After you get the rotor pretty simple...I also used this opportunity to spray paint the caliper mounts and the calipers with gloss black engine spray paint. My calipers and mounts had a rusty tinge to them so I just hit them with steel bristle attached to my hand drill and them shot them with paint. I just made sure to cover the piston area as to not get paint in there,
Put everything back together and put wear sensor on last, after you have mounted pads and caliper back in place. As note from an earlier poster said connecting the sensor in front was a bitch (not connecting to the brake pad , but connecting the other end ) and he was correct..had to remove some of the wheel well liner pins so I could pull back liner. Than held the liner out with any item you can find to wedge in there. That way you can get a good look at where the connector snaps in at top of wheel well., After you snap it in, just re-run along old sensor path and clip to new brake pad.

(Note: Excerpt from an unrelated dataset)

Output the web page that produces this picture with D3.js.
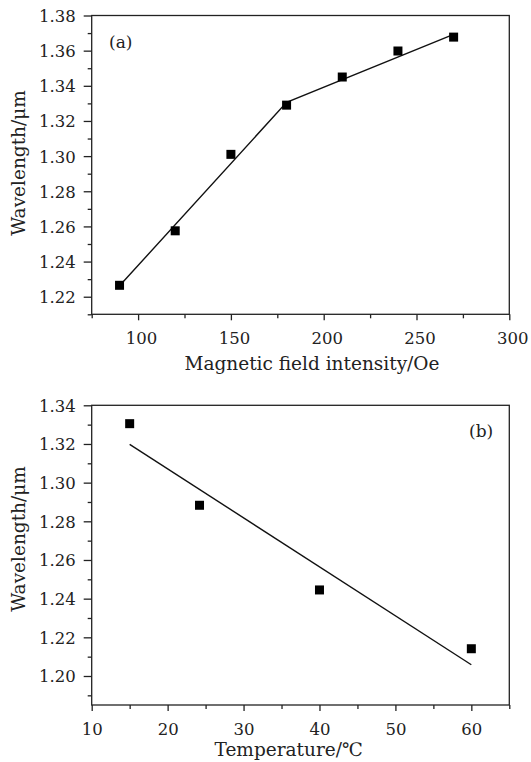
<!DOCTYPE html>
<html><head><meta charset="utf-8">
<script src="https://cdn.jsdelivr.net/npm/d3@7"></script>
<style>
body{margin:0;background:#fff}
text{font-family:"DejaVu Serif",serif;fill:#222}
</style>
</head><body><svg id="c" width="531" height="762"></svg>
<script>
// ---- data ----
const fieldX = [90, 120, 150, 180, 210, 240, 270];
const fieldWavelength = [1.2265, 1.2575, 1.301, 1.329, 1.345, 1.3598, 1.3677];
const fieldFitX = [90, 180, 270];
const fieldFitY = [1.2262, 1.3306, 1.3693];
const tempX = [15, 24.2, 40, 60];
const tempWavelength = [1.3305, 1.2883, 1.2445, 1.2141];
const tempFitX = [15, 60];
const tempFitY = [1.3198, 1.2058];
const fieldTicks = [100, 150, 200, 250, 300];
const fieldMinor = [75, 125, 175, 225, 275];
const tempTicks = [10, 20, 30, 40, 50, 60];
const tempMinor = [15, 25, 35, 45, 55, 65];
const wlTicksA = [1.22, 1.24, 1.26, 1.28, 1.30, 1.32, 1.34, 1.36, 1.38];
const wlMinorA = [1.21, 1.23, 1.25, 1.27, 1.29, 1.31, 1.33, 1.35, 1.37];
const wlTicksB = [1.20, 1.22, 1.24, 1.26, 1.28, 1.30, 1.32, 1.34];
const wlMinorB = [1.19, 1.21, 1.23, 1.25, 1.27, 1.29, 1.31, 1.33];

const svg = d3.select("#c");
const L = 91.7, R = 509.3;
const ink = "#222";

function panel(o) {
  const x = d3.scaleLinear().domain(o.xDomain).range([L, R]);
  const y = d3.scaleLinear().domain(o.yDomain).range([o.bottom, o.top]);
  const g = svg.append("g");

  // minor ticks
  g.append("g").attr("transform", `translate(0,${o.bottom})`)
    .call(d3.axisBottom(x).tickValues(o.xMinor).tickSize(4).tickSizeOuter(0).tickFormat(""))
    .call(s => s.select(".domain").remove());
  g.append("g").attr("transform", `translate(${L},0)`)
    .call(d3.axisLeft(y).tickValues(o.yMinor).tickSize(4).tickSizeOuter(0).tickFormat(""))
    .call(s => s.select(".domain").remove());

  // major ticks
  const xa = g.append("g").attr("transform", `translate(0,${o.bottom})`)
    .call(d3.axisBottom(x).tickValues(o.xTicks).tickSize(6).tickSizeOuter(0).tickFormat(d3.format("d")));
  xa.select(".domain").remove();
  xa.selectAll("text").attr("y", 30).attr("dy", 0).attr("dx", o.xdx)
    .style("font-size", "16.5px").style("font-family", '"DejaVu Serif",serif').attr("fill", ink);
  if (o.hideX) xa.selectAll(".tick text").filter(d => o.hideX.includes(d)).remove();

  const ya = g.append("g").attr("transform", `translate(${L},0)`)
    .call(d3.axisLeft(y).tickValues(o.yTicks).tickSize(8).tickPadding(8).tickSizeOuter(0).tickFormat(d3.format(".2f")));
  ya.select(".domain").remove();
  ya.selectAll("text").attr("dy", "0.36em")
    .style("font-size", "16.5px").style("font-family", '"DejaVu Serif",serif').attr("fill", ink);

  g.selectAll(".tick line").attr("stroke", ink).attr("stroke-width", 1.3);

  // frame
  g.append("rect").attr("x", L).attr("y", o.top).attr("width", R - L).attr("height", o.bottom - o.top)
    .attr("fill", "none").attr("stroke", ink).attr("stroke-width", 1.3);

  // fit line
  const fit = o.fitX.map((v, i) => [v, o.fitY[i]]);
  g.append("path").datum(fit)
    .attr("d", d3.line().x(d => x(d[0])).y(d => y(d[1])))
    .attr("fill", "none").attr("stroke", "#111").attr("stroke-width", 1.4);

  // points
  const s = 9;
  g.selectAll("rect.pt").data(o.px.map((v, i) => [v, o.py[i]])).enter()
    .append("rect").attr("class", "pt")
    .attr("x", d => x(d[0]) - s / 2).attr("y", d => y(d[1]) - s / 2)
    .attr("width", s).attr("height", s).attr("fill", "#000");

  // titles
  g.append("text").attr("x", o.xtX).attr("y", o.xtY).attr("text-anchor", "middle")
    .style("font-size", "18.5px").text(o.xTitle);
  g.append("text").attr("transform", `translate(25,${o.ytY}) rotate(-90)`).attr("text-anchor", "middle")
    .style("font-size", "18.5px").text("Wavelength/\u03bcm");
  g.append("text").attr("x", o.labX).attr("y", o.labY).style("font-size", "17px").text(o.label);
}

panel({
  xDomain: [75, 300], yDomain: [1.21, 1.38], top: 15.5, bottom: 314.3,
  xTicks: fieldTicks, xMinor: fieldMinor, yTicks: wlTicksA, yMinor: wlMinorA, xdx: 3,
  fitX: fieldFitX, fitY: fieldFitY, px: fieldX, py: fieldWavelength,
  xTitle: "Magnetic field intensity/Oe", xtX: 312, xtY: 370, ytY: 163,
  label: "(a)", labX: 109, labY: 48
});

panel({
  xDomain: [10, 65], yDomain: [1.185, 1.34], top: 405.3, bottom: 705,
  xTicks: tempTicks, xMinor: tempMinor, yTicks: wlTicksB, yMinor: wlMinorB, xdx: 0,
  fitX: tempFitX, fitY: tempFitY, px: tempX, py: tempWavelength,
  xTitle: "Temperature/\u2103", xtX: 288.6, xtY: 756, ytY: 539,
  label: "(b)", labX: 469, labY: 437
});
</script>
</body></html>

Pretty much same gig, except 13mm socket and 15mm open end wrench for guide pins.
And 15 mm twelve point socket for caliper mounting bracket.
I changed the front pads on my wife's LR3 last night. Now, when I turn on the truck, I get a transmission fault, and the pedal goes all the way to the floor. I can pump the pedal and resistance builds up, but then goes to the floor again after I start moving. I'm wondering if air got into the system or something. I've changed pads before on a number of vehicles and haven't had this problem. Any advice is appreciated.
Sounds like you have a leak in the system. Are you sure the brake line didn't break or crack when you removed the rotors. Check under the vehicle for fluid leaks, also check the master cyclinder for fluid level. Thats the only think I can think of that would cause the pedal to go to the floor after you already set the brakes.